§ **TASK DIRECTIONS**
A line counts if it contains the string "seaborn"; say how many such lines there are, giving only the number.

§ **INFORMATION SUPPLIED**

----------

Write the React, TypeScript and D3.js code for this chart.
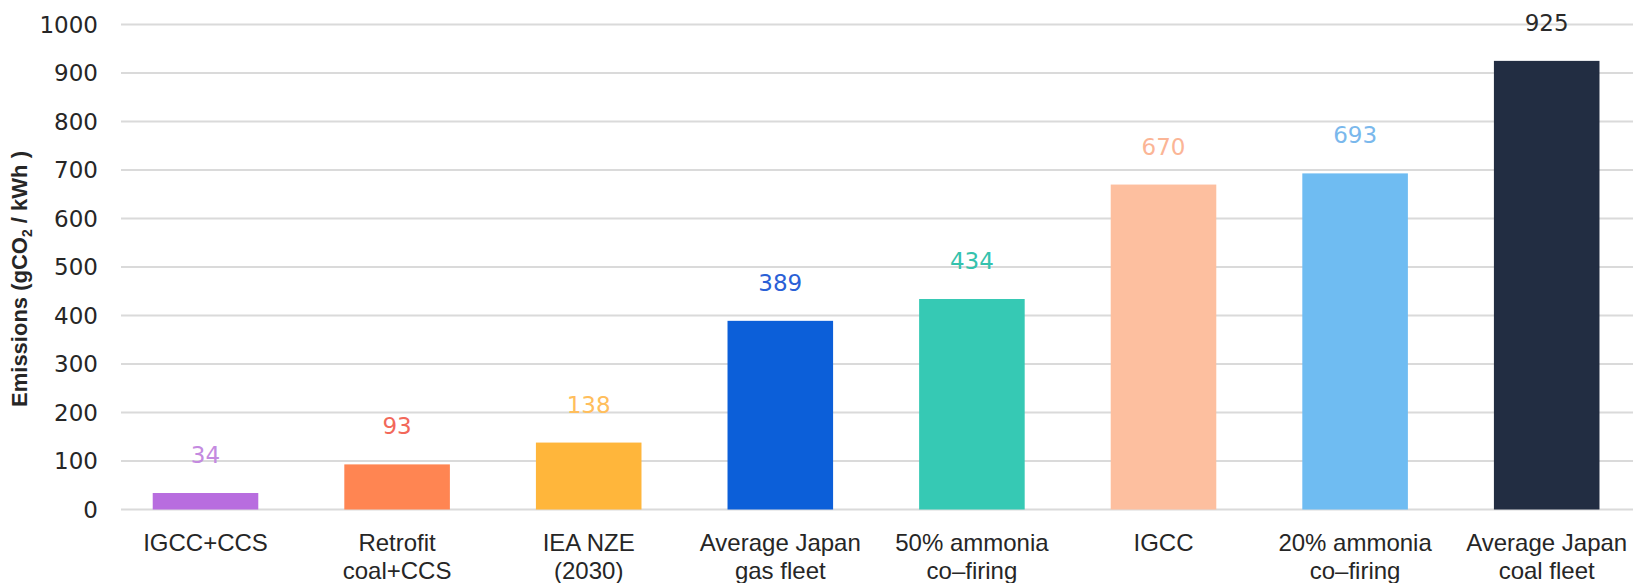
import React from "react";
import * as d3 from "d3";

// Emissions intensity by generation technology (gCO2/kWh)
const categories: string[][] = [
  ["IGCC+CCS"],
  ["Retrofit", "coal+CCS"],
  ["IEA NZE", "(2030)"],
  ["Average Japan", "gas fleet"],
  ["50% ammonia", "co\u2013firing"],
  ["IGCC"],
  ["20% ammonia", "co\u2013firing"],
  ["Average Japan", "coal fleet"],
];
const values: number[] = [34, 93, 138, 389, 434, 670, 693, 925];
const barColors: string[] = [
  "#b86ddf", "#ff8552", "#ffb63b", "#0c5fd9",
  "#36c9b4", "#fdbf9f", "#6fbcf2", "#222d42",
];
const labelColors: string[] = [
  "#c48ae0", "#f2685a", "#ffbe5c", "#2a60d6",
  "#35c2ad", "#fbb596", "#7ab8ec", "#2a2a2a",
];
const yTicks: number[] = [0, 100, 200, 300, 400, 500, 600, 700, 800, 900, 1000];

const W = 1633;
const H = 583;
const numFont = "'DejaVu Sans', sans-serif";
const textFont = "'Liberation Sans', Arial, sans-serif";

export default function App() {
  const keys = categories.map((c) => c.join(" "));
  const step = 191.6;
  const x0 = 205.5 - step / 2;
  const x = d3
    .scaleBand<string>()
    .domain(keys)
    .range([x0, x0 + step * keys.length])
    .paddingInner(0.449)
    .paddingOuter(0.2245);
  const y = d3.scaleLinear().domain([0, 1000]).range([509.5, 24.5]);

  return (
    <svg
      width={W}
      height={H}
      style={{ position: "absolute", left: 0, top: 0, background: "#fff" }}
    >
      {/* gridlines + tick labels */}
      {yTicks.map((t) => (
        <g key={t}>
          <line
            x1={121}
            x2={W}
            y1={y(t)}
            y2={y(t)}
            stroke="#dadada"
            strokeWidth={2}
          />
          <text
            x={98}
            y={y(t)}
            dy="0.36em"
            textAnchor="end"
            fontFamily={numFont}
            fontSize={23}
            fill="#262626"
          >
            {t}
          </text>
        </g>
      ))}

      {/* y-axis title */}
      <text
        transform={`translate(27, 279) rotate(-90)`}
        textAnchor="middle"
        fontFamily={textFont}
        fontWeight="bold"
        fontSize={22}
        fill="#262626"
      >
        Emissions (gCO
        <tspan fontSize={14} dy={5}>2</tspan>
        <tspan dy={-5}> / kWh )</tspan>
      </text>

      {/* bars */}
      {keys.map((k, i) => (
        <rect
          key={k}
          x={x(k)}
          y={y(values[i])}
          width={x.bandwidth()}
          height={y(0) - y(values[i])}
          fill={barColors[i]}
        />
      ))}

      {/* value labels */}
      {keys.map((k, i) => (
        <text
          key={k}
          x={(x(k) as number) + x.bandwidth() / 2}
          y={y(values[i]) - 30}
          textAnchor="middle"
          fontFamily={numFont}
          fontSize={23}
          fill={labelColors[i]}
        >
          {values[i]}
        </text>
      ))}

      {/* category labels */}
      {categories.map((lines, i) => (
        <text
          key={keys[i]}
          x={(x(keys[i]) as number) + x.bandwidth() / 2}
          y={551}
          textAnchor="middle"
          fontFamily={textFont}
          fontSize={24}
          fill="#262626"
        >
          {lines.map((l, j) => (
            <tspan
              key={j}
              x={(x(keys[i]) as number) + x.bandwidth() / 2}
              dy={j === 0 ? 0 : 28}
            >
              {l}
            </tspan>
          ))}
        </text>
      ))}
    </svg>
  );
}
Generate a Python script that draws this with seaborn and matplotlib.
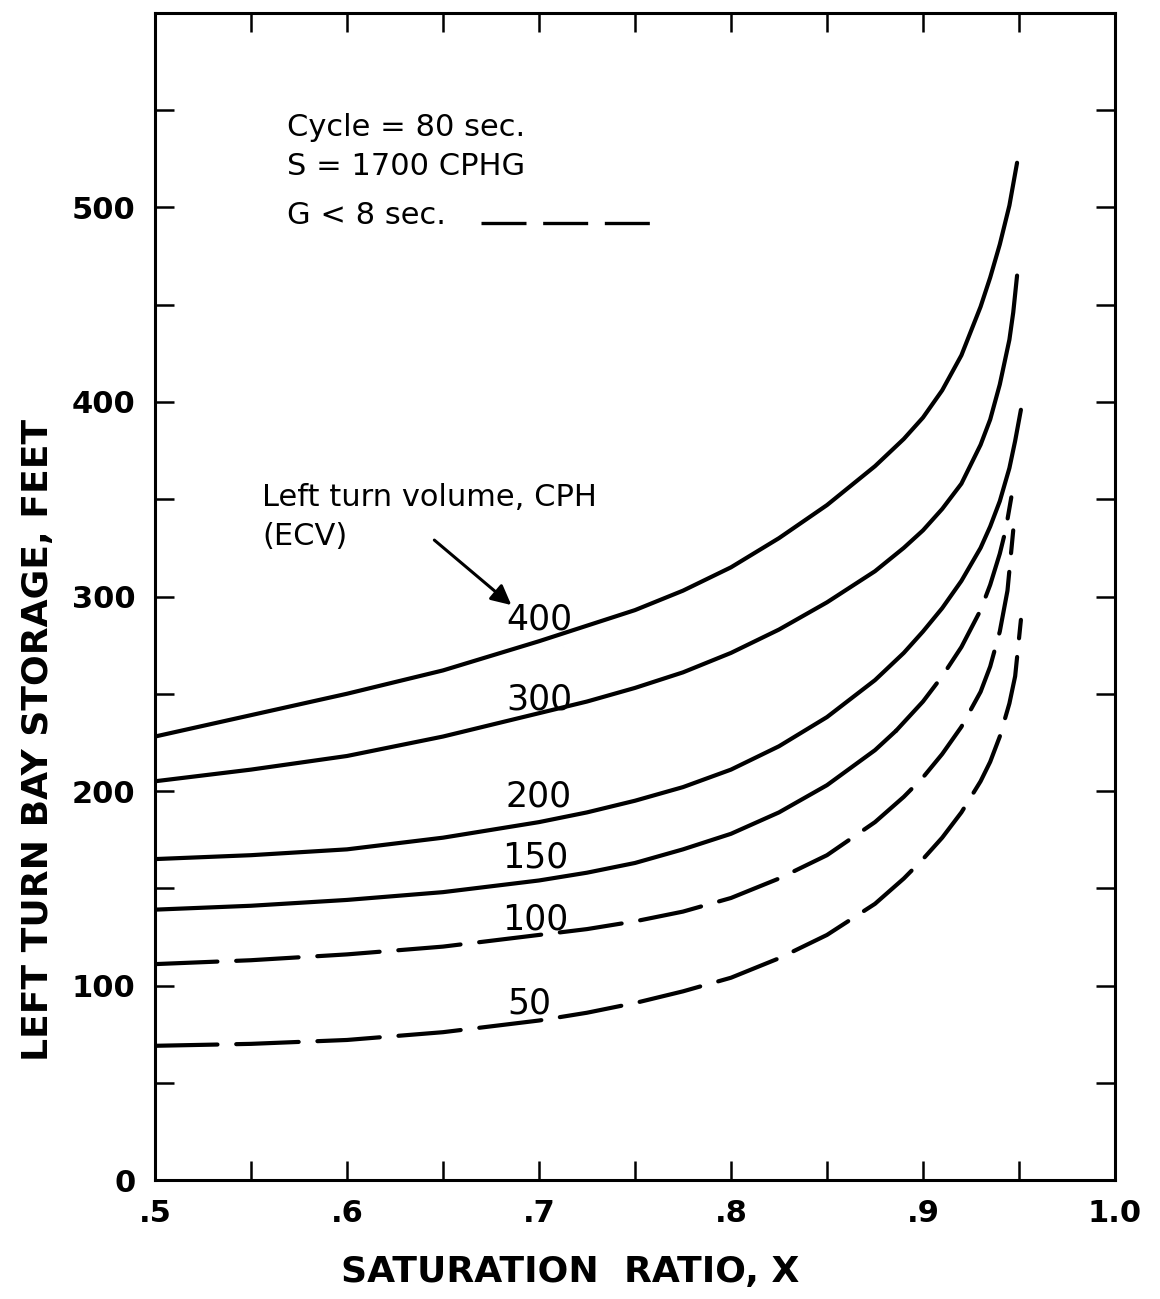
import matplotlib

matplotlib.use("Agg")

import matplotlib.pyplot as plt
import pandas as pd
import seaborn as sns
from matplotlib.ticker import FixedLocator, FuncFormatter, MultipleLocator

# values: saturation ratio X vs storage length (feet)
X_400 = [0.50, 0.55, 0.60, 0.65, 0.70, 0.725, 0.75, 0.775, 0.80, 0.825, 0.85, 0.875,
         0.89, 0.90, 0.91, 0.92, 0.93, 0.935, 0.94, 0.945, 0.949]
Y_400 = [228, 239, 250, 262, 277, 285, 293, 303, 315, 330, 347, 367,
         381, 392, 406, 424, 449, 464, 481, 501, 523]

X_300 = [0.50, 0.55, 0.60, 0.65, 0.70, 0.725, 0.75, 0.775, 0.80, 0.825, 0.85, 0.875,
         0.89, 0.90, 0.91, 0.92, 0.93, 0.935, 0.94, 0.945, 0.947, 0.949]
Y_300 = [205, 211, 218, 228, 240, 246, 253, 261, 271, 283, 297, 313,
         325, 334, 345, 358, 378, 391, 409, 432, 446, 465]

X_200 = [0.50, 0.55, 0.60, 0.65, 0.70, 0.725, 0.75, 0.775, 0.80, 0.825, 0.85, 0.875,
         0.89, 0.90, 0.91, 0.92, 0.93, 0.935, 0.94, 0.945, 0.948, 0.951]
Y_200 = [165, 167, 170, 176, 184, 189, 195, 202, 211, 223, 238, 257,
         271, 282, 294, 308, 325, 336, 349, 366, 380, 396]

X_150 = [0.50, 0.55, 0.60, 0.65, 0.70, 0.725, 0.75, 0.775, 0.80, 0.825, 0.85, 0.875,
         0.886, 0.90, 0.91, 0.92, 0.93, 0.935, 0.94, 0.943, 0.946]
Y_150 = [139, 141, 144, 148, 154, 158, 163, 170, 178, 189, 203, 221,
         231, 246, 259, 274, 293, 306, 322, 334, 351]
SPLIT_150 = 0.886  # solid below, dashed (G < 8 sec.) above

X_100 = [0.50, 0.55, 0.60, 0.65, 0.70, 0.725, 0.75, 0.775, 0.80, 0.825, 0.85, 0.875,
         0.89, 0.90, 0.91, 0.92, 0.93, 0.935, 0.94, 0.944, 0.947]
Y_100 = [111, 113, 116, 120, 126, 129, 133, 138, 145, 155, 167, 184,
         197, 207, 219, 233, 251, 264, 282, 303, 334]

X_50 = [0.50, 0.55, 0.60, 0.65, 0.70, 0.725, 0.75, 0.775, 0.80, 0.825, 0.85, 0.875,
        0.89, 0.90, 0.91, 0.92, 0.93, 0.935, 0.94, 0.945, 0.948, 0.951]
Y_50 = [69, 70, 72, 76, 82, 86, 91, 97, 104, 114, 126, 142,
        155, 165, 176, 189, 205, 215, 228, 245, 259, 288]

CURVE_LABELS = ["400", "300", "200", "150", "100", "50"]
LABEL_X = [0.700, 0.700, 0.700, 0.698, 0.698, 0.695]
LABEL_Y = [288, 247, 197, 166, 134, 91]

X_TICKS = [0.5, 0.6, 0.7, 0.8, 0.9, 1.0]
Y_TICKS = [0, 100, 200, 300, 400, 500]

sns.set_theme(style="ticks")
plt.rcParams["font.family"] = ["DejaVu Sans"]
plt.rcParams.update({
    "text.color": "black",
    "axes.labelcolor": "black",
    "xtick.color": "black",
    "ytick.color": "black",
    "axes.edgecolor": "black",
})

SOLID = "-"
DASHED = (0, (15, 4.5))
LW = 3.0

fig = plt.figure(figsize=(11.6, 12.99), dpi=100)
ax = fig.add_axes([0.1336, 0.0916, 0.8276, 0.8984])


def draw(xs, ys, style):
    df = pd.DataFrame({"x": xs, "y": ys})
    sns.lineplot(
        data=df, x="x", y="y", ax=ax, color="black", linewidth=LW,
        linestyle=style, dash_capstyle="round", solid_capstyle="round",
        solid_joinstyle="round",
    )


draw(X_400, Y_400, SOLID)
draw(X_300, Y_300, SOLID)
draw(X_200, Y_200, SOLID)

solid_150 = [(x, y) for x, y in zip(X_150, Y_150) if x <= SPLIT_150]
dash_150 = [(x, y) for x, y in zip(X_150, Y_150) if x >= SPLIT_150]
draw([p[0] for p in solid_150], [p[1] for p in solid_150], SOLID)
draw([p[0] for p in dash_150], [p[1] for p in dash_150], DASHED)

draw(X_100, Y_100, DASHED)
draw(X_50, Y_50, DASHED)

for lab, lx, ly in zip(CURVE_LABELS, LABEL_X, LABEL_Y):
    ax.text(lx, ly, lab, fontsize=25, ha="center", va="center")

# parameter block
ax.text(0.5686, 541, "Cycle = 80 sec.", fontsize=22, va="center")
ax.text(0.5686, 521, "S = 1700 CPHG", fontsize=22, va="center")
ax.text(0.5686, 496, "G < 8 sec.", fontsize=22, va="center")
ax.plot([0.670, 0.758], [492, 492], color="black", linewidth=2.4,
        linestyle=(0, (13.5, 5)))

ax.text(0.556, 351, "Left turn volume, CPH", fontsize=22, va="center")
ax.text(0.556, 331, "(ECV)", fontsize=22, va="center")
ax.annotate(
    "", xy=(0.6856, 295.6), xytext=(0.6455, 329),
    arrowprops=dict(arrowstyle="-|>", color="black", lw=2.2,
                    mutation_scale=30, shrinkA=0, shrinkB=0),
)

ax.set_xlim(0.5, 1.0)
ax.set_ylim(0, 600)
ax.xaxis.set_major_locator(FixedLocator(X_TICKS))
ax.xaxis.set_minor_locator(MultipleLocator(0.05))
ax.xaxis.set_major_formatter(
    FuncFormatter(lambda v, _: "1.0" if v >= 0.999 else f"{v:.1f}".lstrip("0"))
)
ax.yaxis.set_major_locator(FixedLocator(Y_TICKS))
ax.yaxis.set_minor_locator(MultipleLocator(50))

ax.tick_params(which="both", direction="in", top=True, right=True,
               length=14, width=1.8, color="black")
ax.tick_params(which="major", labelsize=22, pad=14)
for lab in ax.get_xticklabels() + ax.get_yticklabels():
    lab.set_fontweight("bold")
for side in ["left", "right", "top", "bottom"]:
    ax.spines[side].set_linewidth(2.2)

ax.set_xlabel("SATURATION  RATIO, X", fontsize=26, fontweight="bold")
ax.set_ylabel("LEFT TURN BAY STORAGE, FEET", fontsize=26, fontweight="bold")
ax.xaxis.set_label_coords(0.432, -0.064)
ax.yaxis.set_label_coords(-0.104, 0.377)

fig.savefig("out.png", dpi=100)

----------

§ **SOLVED PROBLEM**
2